The Commonwealth Human Rights Initiative (CHRI) and the Association for Advocacy and Legal Initiatives (AALI) released a report titled Barriers in Accessing Justice, based on the experiences of 14 rape and gang rape survivors in Uttar Pradesh. The findings of the report reveal how difficult it is to register an FIR over such cases in UP even today.
Chances that action would be taken against the accused are even slimmer. The police even humiliate, discourage and harass women and girls battling sexual violence in the process of the FIR registration. The CHRI is an international human rights organisation while AALI is a women-run rights organisation, working since 1998.
In this report, 14 cases of sexual violence reported from Aligarh, Amroha, Auraiya, Lucknow, Jhansi, Jaunpur and Muzaffarpur were studied. Of the cases profiled, 11 were complaints of rape and three were complaints of gang rape. All of these incidents were reported between 2017 and 2020, except one which took place in 2016. Several days’ worth of delays
The report revealed that in none of the cases was the FIR was registered after the first complaint. In 11 cases, FIR did get registered, but only after much effort. In these cases, it took police between two to 228 days to register an FIR. In six of these cases, the FIR was registered only after the rape survivor and their lawyers approached senior police officials.
The report suggests that in an attempt to register an FIR, the woman who had suffered the trauma of the sexual assault, also had to face discrimination based on gender and caste from the police. In five cases out of 11, the FIR was registered after the court’s order.
According to the report, it took 181 days to register an FIR in an rape incident that took place in Aligarh on May 2017. Similarly, for a rape that took place on March 3, 2017 in Amroha, police took 111 days to register an FIR. The police registered an FIR after 74 days in the case of gang rape in a moving car in Auraiya. In another rape case in Jhansi, the police filed an FIR after 228 days.
In the Amroha incident, the police registered the case under Section 354 of the IPC, that is, sexual harassment, instead of rape. In an incident reported in Lucknow on October 17, 2016, the police registered the FIR after 69 days.
In the Indian Penal Code (IPC), all sexual offences, also known as gender-based offences, are considered cognisable. It is mandated by law for the police to immediately file FIRs in complaints of sexual offences. As per 166A(c) of the Criminal Law (Amendment) Act 2013 in April 2013, if a public servant does not register an FIR for sexual violence, he or she can be punished with imprisonment and fine.

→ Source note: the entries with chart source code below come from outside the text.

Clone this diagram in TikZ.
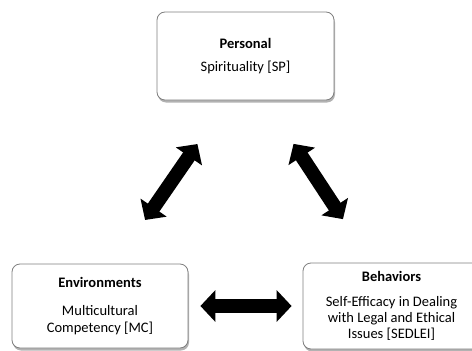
\documentclass[tikz,border=0pt]{standalone}
\usepackage{fontspec}
\setmainfont{Carlito}
\usepackage{tikz}
\usetikzlibrary{arrows.meta, shadows, calc}
\definecolor{boxline}{HTML}{7F7F7F}
\tikzset{
    factor/.style={
        rectangle, draw=boxline, fill=white, line width=0.8pt,
        rounded corners=8pt, align=center,
        font=\fontsize{14.5}{16.2}\selectfont,
        drop shadow={shadow xshift=1pt, shadow yshift=-2.5pt, opacity=0.3, fill=black}
    },
    % Reciprocal arrows
    twoway/.style={black, line width=14pt, {Triangle[length=15pt, width=31pt]}-{Triangle[length=15pt, width=31pt]}}
}

\begin{document}
\begin{tikzpicture}[x=1pt, y=-1pt]
    \useasboundingbox (0,0) rectangle (472,351);
    \node (pers) [factor, minimum width=177pt, minimum height=88pt] at (245.5,56) {\textbf{Personal}\\[7pt]Spirituality [SP]};
    \node (envir) [factor, minimum width=176pt, minimum height=84pt] at (100,306) {\textbf{Environments}\\[12pt]Multicultural\\Competency [MC]};
    \node (behav) [factor, minimum width=177pt, minimum height=86pt] at (391.5,306) {\textbf{Behaviors}\\[9pt]Self-Efficacy in Dealing\\with Legal and Ethical\\Issues [SEDLEI]};

    \draw [twoway, shorten <=53pt, shorten >=53pt] ([xshift=15pt]envir.north) -- ([xshift=-18pt]pers.south);
    \draw [twoway, shorten <=52pt, shorten >=52pt] ([xshift=19.5pt]pers.south) -- ([xshift=-20pt]behav.north);
    \draw [twoway, shorten <=12pt, shorten >=11pt] (envir.east) -- (behav.west);
\end{tikzpicture}
\end{document}
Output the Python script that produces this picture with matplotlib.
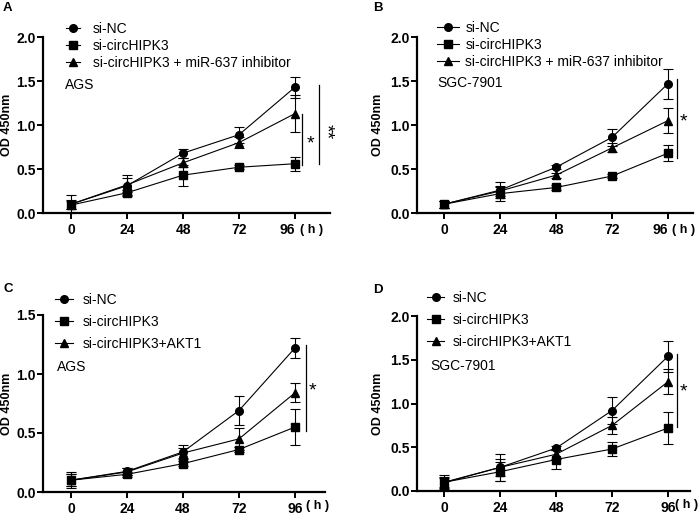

The study found that the police initially disbelieved the woman’s complaint in almost all cases. The women said that the police taunted them and pressurised them to compromise with the accused. They were told that they were fabricating the claims to implicate men, taking unfair advantage of the law. Dalit women survivors of sexual violence faced caste-based, in addition to gender-based, discrimination.